### [Available data]

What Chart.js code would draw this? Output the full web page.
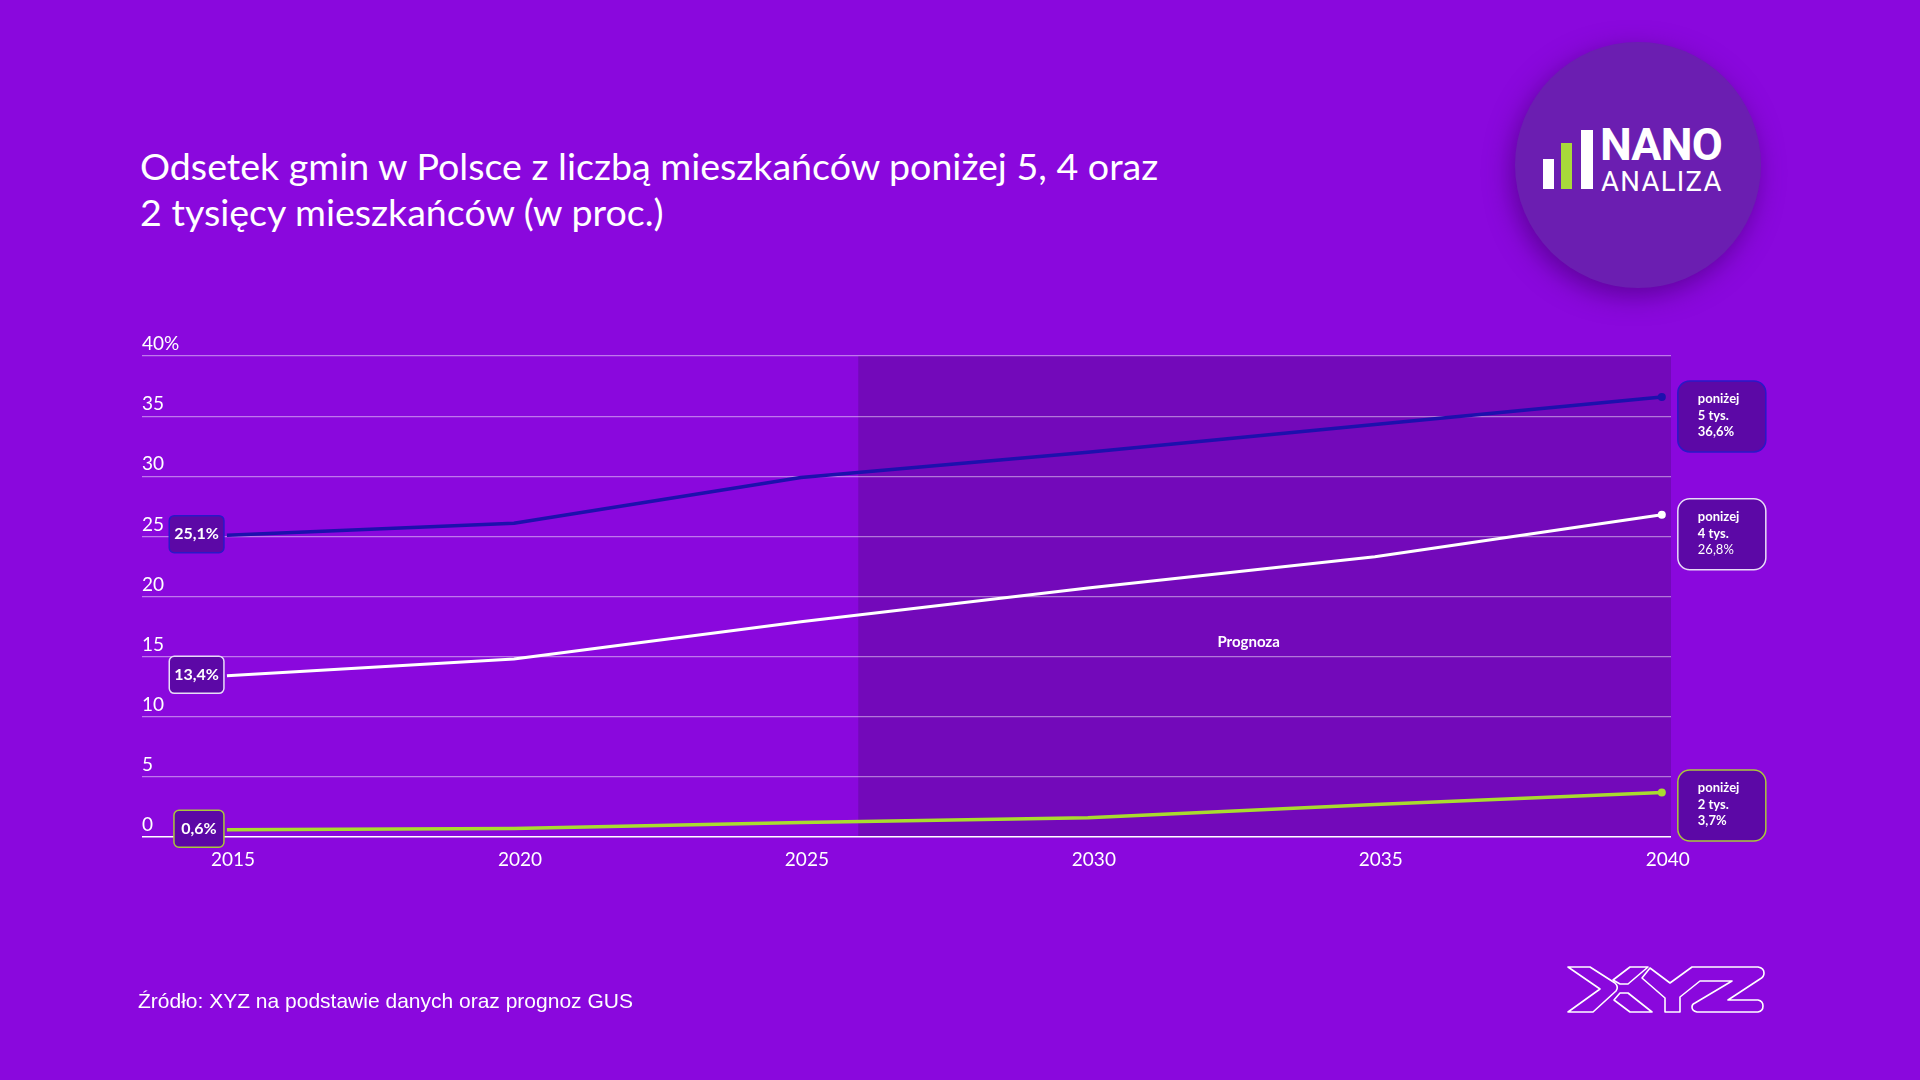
<!DOCTYPE html>
<html lang="pl">
<head>
<meta charset="utf-8">
<title>Odsetek gmin w Polsce</title>
<script src="https://cdn.jsdelivr.net/npm/chart.js@4.4.1/dist/chart.umd.min.js"></script>
<style>
  html, body { margin: 0; padding: 0; }
  body {
    width: 1920px; height: 1080px; position: relative; overflow: hidden;
    background: #8a08dd; color: #fff; font-family: Lato, "Noto Sans", sans-serif;
  }
  #title {
    position: absolute; left: 140px; top: 143px; margin: 0;
    font-size: 37.6px; line-height: 46px; font-weight: 400;
  }
  #source {
    position: absolute; left: 138px; top: 989px;
    font-family: "Liberation Sans", Arial, sans-serif; font-size: 21px;
  }
  #chart { position: absolute; left: 0; top: 0; }
  .logo {
    position: absolute; left: 1515px; top: 42px; width: 246px; height: 246px;
    border-radius: 50%; background: #6b1eb1;
    box-shadow: -4px 8px 26px rgba(70, 0, 120, 0.65);
  }
  .bar { position: absolute; background: #fff; }
  .nano, .analiza { position: absolute; font-family: Roboto, sans-serif; line-height: 1; white-space: nowrap; }
  .nano { left: 1600px; top: 122px; font-size: 45px; font-weight: 700; letter-spacing: -0.8px; }
  .analiza { left: 1601px; top: 168px; font-size: 27.5px; font-weight: 400; letter-spacing: 1.3px; }
  #xyz { position: absolute; left: 1540px; top: 950px; }
</style>
</head>
<body>
<h1 id="title">Odsetek gmin w Polsce z liczbą mieszkańców poniżej 5, 4 oraz<br>2 tysięcy mieszkańców (w proc.)</h1>

<div class="logo"></div>
<div class="bar" style="left:1543px; top:159px; width:11px; height:30px;"></div>
<div class="bar" style="left:1561px; top:143px; width:11px; height:46px; background:#a8d93a;"></div>
<div class="bar" style="left:1581px; top:130px; width:12px; height:59px;"></div>
<div class="nano">NANO</div>
<div class="analiza">ANALIZA</div>

<canvas id="chart" width="1920" height="1080"></canvas>

<div id="source">Źródło: XYZ na podstawie danych oraz prognoz GUS</div>

<svg id="xyz" width="240" height="80" viewBox="0 0 240 80" fill="none" stroke="#fff" stroke-width="1.6" stroke-linejoin="round">
  <path d="M28 17 L50 17 L75 33 Q79 37 76 41 L53 62 L28 62 L60 39 Z"/>
  <path d="M73 30 L90 17 L108 17 L88 34 L80 34 Z"/>
  <path d="M74 50 L80 43 L88 43 L112 62 L90 62 Z"/>
  <path d="M102 28 L110 18 L130 33 L152 17 L218 17 Q224 18 224 23 Q224 27 220 29 L188 50 L218 50 Q223 51 223 56 Q223 61 218 62 L157 62 Q152 61 152 57 Q152 54 155 53 L192 31 L160 31 L140 47 L140 62 L125 62 L125 48 Z"/>
</svg>

<script>
const years = [2015, 2020, 2025, 2030, 2035, 2040];
const below5k = [25.1, 26.1, 29.9, 32.0, 34.3, 36.6];
const below4k = [13.4, 14.8, 17.9, 20.7, 23.3, 26.8];
const below2k = [0.6, 0.7, 1.2, 1.6, 2.7, 3.7];
const yTicks = [0, 5, 10, 15, 20, 25, 30, 35, 40];
const forecastFrom = 2026;
const endLabelTop = ['poniżej', 'ponizej', 'poniżej'];
const endLabelMid = ['5 tys.', '4 tys.', '2 tys.'];

const lineColors = ['#1d10ad', '#ffffff', '#a9dc2f'];
const boxBorders = ['#2a18c8', '#e8dcf8', '#a9c83c'];
const boxFill = '#5c08a6';

function fmt(v) {
    return v.toFixed(1).replace('.', ',') + '%';
}

function toPoints(values) {
    return years.map((yr, i) => ({ x: yr, y: values[i] }));
}

const forecastShade = {
    id: 'forecastShade',
    beforeDraw(chart) {
        const { ctx, chartArea, scales: { x, y } } = chart;
        const left = x.getPixelForValue(forecastFrom);
        const top = y.getPixelForValue(40);
        const bottom = y.getPixelForValue(0);
        ctx.save();
        ctx.fillStyle = '#7309ba';
        ctx.fillRect(left, top, chartArea.right - left, bottom - top);
        ctx.fillStyle = '#fff';
        ctx.font = 'bold 15px Lato';
        ctx.textAlign = 'center';
        ctx.textBaseline = 'alphabetic';
        ctx.fillText('Prognoza', (left + chartArea.right) / 2 - 16, y.getPixelForValue(15.8));
        ctx.restore();
    }
};

const valueBoxes = {
    id: 'valueBoxes',
    afterDatasetsDraw(chart) {
        const { ctx, scales: { y } } = chart;
        ctx.save();
        chart.data.datasets.forEach((ds, i) => {
            const pts = chart.getDatasetMeta(i).data;
            const first = pts[0];
            const last = pts[pts.length - 1];

            // start value box
            ctx.font = 'bold 16px Lato';
            const txt = fmt(ds.data[0].y);
            const w = Math.max(ctx.measureText(txt).width + 10, 50);
            const h = 37;
            const bx = first.x - 3 - w;
            const by = first.y - 1 - h / 2;
            ctx.beginPath();
            ctx.roundRect(bx, by, w, h, 5);
            ctx.fillStyle = boxFill;
            ctx.fill();
            ctx.lineWidth = 1.5;
            ctx.strokeStyle = boxBorders[i];
            ctx.stroke();
            ctx.fillStyle = '#fff';
            ctx.textAlign = 'center';
            ctx.textBaseline = 'middle';
            ctx.fillText(txt, bx + w / 2, by + h / 2);

            // end value box
            const rw = 88, rh = 71;
            const rx = last.x + 16;
            let ry = last.y - 16;
            if (ry + rh > y.bottom + 4) ry = y.bottom + 4 - rh;
            ctx.beginPath();
            ctx.roundRect(rx, ry, rw, rh, 12);
            ctx.fillStyle = boxFill;
            ctx.fill();
            ctx.strokeStyle = boxBorders[i];
            ctx.stroke();
            ctx.fillStyle = '#fff';
            ctx.textAlign = 'left';
            ctx.textBaseline = 'alphabetic';
            ctx.font = 'bold 13px Lato';
            ctx.fillText(endLabelTop[i], rx + 20, ry + 22);
            ctx.fillText(endLabelMid[i], rx + 20, ry + 39);
            ctx.font = (i === 1 ? '' : 'bold ') + '13px Lato';
            ctx.fillText(fmt(ds.data[ds.data.length - 1].y), rx + 20, ry + 55);
        });
        ctx.restore();
    }
};

function lineDataset(label, values, color, width) {
    return {
        label: label,
        data: toPoints(values),
        borderColor: color,
        backgroundColor: color,
        borderWidth: width,
        borderJoinStyle: 'round',
        tension: 0,
        pointRadius: ctx => ctx.dataIndex === years.length - 1 ? 4 : 0,
        pointBorderWidth: 0,
        pointBackgroundColor: color
    };
}

new Chart(document.getElementById('chart'), {
    type: 'line',
    data: {
        datasets: [
            lineDataset('poniżej 5 tys.', below5k, lineColors[0], 3.5),
            lineDataset('poniżej 4 tys.', below4k, lineColors[1], 3),
            lineDataset('poniżej 2 tys.', below2k, lineColors[2], 3.5)
        ]
    },
    options: {
        responsive: false,
        animation: false,
        layout: { padding: { left: 142, right: 249, top: 356, bottom: 203 } },
        plugins: {
            legend: { display: false },
            tooltip: { enabled: false }
        },
        scales: {
            x: {
                type: 'linear',
                min: 2013.52,
                max: 2040.16,
                afterBuildTicks: s => { s.ticks = years.map(v => ({ value: v })); },
                afterFit: s => { s.height = 40; },
                grid: { display: false },
                border: { display: false },
                ticks: {
                    color: '#fff',
                    font: { family: 'Lato', size: 19 },
                    padding: 3,
                    labelOffset: 6,
                    maxRotation: 0,
                    autoSkip: false,
                    callback: v => String(v)
                }
            },
            y: {
                min: 0,
                max: 40,
                afterBuildTicks: s => { s.ticks = yTicks.map(v => ({ value: v })); },
                grid: {
                    color: c => c.tick.value === 0 ? '#ffffff' : 'rgba(255,255,255,0.45)',
                    lineWidth: c => c.tick.value === 0 ? 1.5 : 1.2,
                    drawTicks: false
                },
                border: { display: false },
                ticks: {
                    mirror: true,
                    padding: 0,
                    labelOffset: -12,
                    color: '#fff',
                    font: { family: 'Lato', size: 19 },
                    callback: v => v === 40 ? '40%' : String(v)
                }
            }
        }
    },
    plugins: [forecastShade, valueBoxes]
});
</script>
</body>
</html>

### [What this task involves]
Exactly as they appear, print the lines of the listing above from its first line through the line that contains "mieszkańców (w proc.)</h1>", minus the pictures.

### [Solved problem]
What Chart.js code would draw this? Output the full web page.
<!DOCTYPE html>
<html lang="pl">
<head>
<meta charset="utf-8">
<title>Odsetek gmin w Polsce</title>
<script src="https://cdn.jsdelivr.net/npm/chart.js@4.4.1/dist/chart.umd.min.js"></script>
<style>
  html, body { margin: 0; padding: 0; }
  body {
    width: 1920px; height: 1080px; position: relative; overflow: hidden;
    background: #8a08dd; color: #fff; font-family: Lato, "Noto Sans", sans-serif;
  }
  #title {
    position: absolute; left: 140px; top: 143px; margin: 0;
    font-size: 37.6px; line-height: 46px; font-weight: 400;
  }
  #source {
    position: absolute; left: 138px; top: 989px;
    font-family: "Liberation Sans", Arial, sans-serif; font-size: 21px;
  }
  #chart { position: absolute; left: 0; top: 0; }
  .logo {
    position: absolute; left: 1515px; top: 42px; width: 246px; height: 246px;
    border-radius: 50%; background: #6b1eb1;
    box-shadow: -4px 8px 26px rgba(70, 0, 120, 0.65);
  }
  .bar { position: absolute; background: #fff; }
  .nano, .analiza { position: absolute; font-family: Roboto, sans-serif; line-height: 1; white-space: nowrap; }
  .nano { left: 1600px; top: 122px; font-size: 45px; font-weight: 700; letter-spacing: -0.8px; }
  .analiza { left: 1601px; top: 168px; font-size: 27.5px; font-weight: 400; letter-spacing: 1.3px; }
  #xyz { position: absolute; left: 1540px; top: 950px; }
</style>
</head>
<body>
<h1 id="title">Odsetek gmin w Polsce z liczbą mieszkańców poniżej 5, 4 oraz<br>2 tysięcy mieszkańców (w proc.)</h1>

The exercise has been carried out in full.